Requirements: Locate the lines where "this" occurs and copy them as they stand.

....................

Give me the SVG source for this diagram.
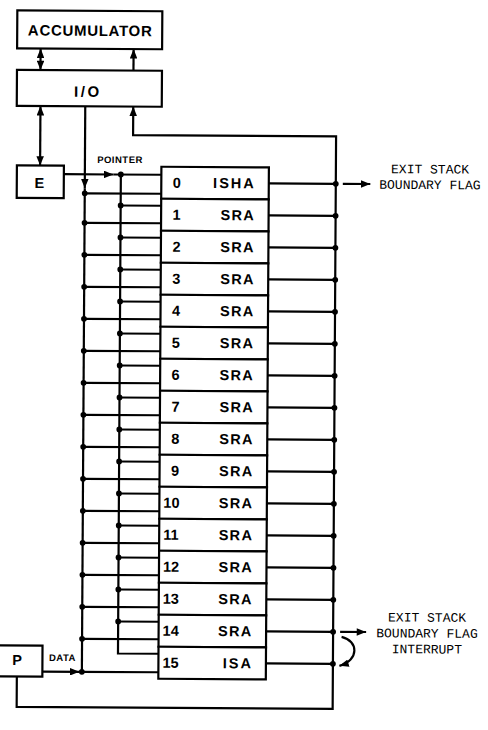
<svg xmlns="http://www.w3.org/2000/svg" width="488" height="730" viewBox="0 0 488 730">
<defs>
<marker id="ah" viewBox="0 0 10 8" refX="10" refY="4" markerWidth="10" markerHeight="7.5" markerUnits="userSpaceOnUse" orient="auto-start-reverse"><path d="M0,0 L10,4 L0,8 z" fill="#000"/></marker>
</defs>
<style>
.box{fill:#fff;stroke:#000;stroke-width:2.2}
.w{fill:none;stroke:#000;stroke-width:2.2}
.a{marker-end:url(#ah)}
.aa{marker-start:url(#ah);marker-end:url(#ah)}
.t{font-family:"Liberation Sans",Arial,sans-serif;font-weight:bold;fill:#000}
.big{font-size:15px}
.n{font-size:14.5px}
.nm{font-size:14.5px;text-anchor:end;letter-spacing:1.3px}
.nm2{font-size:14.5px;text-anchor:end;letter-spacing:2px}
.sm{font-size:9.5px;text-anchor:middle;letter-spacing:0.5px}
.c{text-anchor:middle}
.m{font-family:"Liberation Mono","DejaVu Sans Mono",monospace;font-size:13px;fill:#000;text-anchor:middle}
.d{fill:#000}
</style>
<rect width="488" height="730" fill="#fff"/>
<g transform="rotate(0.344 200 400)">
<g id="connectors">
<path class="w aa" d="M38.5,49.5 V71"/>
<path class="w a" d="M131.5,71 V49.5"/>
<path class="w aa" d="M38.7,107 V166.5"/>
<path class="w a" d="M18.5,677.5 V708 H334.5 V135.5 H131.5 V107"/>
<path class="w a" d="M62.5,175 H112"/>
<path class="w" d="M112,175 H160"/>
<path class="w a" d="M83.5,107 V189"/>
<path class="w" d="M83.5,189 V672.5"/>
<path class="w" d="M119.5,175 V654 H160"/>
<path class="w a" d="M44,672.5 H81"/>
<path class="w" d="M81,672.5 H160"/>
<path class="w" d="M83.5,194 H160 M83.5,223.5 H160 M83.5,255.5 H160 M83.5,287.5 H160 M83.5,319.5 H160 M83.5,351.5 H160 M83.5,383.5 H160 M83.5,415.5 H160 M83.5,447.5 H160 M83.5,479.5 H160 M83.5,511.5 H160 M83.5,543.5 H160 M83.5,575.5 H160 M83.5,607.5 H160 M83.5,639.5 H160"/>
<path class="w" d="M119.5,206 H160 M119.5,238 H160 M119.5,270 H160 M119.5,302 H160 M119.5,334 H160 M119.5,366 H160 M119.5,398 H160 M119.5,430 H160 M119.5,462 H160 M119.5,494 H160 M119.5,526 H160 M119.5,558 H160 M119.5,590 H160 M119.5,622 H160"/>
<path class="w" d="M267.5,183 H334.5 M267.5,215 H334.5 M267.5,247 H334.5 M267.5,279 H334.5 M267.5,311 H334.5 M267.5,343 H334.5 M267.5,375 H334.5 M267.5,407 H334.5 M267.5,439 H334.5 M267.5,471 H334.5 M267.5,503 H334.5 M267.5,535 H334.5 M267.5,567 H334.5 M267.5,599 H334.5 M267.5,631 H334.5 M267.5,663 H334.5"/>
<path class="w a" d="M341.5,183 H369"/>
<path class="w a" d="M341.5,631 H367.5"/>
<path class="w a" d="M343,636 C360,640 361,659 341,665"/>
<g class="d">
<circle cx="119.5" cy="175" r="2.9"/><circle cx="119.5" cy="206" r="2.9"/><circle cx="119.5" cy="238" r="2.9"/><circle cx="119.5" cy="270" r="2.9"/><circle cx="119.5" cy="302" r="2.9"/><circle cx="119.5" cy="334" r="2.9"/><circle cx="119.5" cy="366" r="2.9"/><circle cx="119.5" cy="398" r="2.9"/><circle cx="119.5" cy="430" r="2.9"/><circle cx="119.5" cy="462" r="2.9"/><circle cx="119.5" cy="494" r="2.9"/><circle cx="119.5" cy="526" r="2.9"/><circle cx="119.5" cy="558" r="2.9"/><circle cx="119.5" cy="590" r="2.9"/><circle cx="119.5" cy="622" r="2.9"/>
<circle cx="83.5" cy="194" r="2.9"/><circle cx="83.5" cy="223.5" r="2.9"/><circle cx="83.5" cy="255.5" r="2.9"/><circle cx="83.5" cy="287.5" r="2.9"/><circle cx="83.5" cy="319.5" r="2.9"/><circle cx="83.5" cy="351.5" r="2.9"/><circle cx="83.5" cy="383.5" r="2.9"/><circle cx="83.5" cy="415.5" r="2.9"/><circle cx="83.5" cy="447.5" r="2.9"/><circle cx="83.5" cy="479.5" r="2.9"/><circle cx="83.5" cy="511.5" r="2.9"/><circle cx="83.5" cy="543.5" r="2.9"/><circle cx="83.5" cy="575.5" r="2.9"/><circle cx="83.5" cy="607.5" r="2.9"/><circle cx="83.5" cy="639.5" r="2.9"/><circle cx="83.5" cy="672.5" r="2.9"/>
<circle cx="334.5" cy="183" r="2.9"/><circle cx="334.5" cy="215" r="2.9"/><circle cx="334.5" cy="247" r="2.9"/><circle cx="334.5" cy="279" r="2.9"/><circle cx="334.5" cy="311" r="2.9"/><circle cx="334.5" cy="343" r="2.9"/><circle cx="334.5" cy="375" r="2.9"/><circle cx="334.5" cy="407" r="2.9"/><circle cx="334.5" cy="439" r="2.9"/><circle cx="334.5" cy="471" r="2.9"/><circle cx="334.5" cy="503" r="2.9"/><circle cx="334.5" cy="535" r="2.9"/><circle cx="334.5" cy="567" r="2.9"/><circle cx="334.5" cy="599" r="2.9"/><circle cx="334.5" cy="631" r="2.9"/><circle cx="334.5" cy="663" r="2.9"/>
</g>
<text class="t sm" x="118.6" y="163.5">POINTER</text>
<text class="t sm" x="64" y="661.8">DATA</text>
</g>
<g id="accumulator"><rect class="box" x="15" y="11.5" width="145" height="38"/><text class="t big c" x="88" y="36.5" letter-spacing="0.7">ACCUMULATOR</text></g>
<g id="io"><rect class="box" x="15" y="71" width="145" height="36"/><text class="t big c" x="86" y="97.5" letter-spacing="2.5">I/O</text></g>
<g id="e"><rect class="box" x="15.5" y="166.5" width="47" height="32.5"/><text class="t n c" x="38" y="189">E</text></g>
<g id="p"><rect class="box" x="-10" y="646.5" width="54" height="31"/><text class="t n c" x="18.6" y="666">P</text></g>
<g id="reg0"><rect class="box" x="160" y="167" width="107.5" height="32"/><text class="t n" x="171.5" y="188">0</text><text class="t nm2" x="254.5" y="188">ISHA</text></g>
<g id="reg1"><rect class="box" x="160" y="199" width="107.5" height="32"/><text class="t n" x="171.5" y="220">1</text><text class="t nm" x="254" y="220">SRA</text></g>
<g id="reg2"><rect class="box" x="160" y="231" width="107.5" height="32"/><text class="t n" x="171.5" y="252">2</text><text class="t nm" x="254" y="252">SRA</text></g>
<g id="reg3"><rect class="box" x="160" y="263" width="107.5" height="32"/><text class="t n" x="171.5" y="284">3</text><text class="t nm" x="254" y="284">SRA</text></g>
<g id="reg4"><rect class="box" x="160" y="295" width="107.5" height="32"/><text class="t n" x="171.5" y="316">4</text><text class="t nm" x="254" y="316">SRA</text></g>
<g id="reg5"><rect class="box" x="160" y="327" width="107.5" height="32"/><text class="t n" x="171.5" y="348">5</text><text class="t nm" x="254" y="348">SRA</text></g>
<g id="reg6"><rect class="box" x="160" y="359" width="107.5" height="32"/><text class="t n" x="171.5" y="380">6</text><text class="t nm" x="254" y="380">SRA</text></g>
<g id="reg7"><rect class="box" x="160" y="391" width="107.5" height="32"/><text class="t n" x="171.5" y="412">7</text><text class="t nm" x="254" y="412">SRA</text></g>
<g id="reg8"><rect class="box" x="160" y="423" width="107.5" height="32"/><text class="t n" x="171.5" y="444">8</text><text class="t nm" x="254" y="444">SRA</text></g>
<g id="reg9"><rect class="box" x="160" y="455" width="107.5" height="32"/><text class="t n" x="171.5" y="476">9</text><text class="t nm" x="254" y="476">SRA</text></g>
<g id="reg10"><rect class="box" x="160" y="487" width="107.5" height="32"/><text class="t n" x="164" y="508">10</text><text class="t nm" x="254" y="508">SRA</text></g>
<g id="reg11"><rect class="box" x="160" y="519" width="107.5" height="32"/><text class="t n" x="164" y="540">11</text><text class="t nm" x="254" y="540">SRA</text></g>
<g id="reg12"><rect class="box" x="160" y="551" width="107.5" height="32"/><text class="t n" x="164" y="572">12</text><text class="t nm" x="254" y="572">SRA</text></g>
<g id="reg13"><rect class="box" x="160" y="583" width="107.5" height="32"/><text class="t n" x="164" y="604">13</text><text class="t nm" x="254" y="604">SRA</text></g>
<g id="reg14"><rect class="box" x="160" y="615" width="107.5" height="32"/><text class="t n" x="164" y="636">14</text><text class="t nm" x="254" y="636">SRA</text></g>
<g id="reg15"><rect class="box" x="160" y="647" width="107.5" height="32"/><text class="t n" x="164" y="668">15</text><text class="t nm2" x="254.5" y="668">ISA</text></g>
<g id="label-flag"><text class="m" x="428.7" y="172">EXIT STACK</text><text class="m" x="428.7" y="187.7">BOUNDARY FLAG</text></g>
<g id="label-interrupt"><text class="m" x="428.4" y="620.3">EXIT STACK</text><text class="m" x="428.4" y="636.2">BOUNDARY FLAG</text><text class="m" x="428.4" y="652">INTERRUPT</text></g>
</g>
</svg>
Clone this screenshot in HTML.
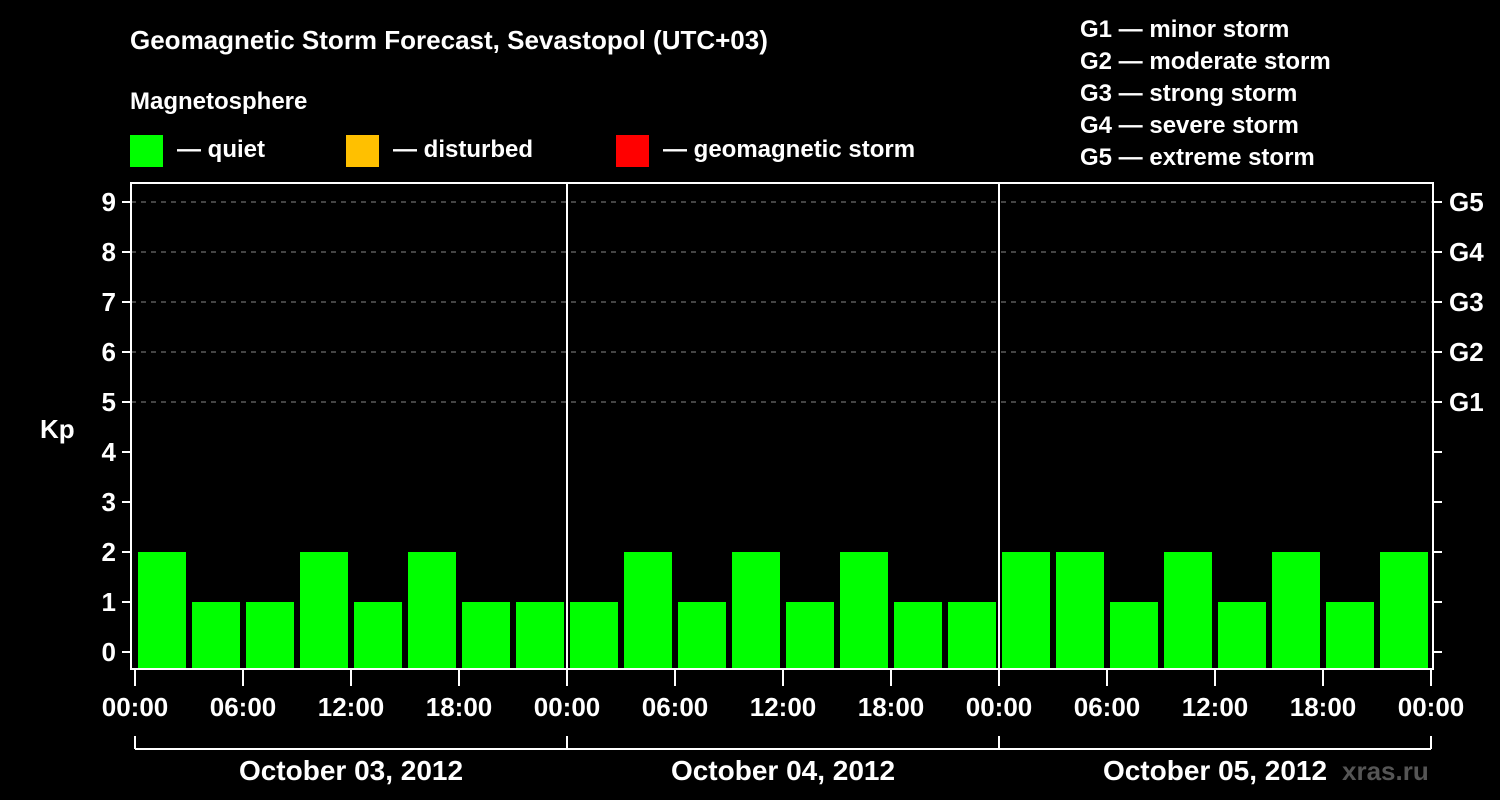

....................

Solution to the problem:
Give me the SVG source for this diagram.
Clone this screenshot in HTML.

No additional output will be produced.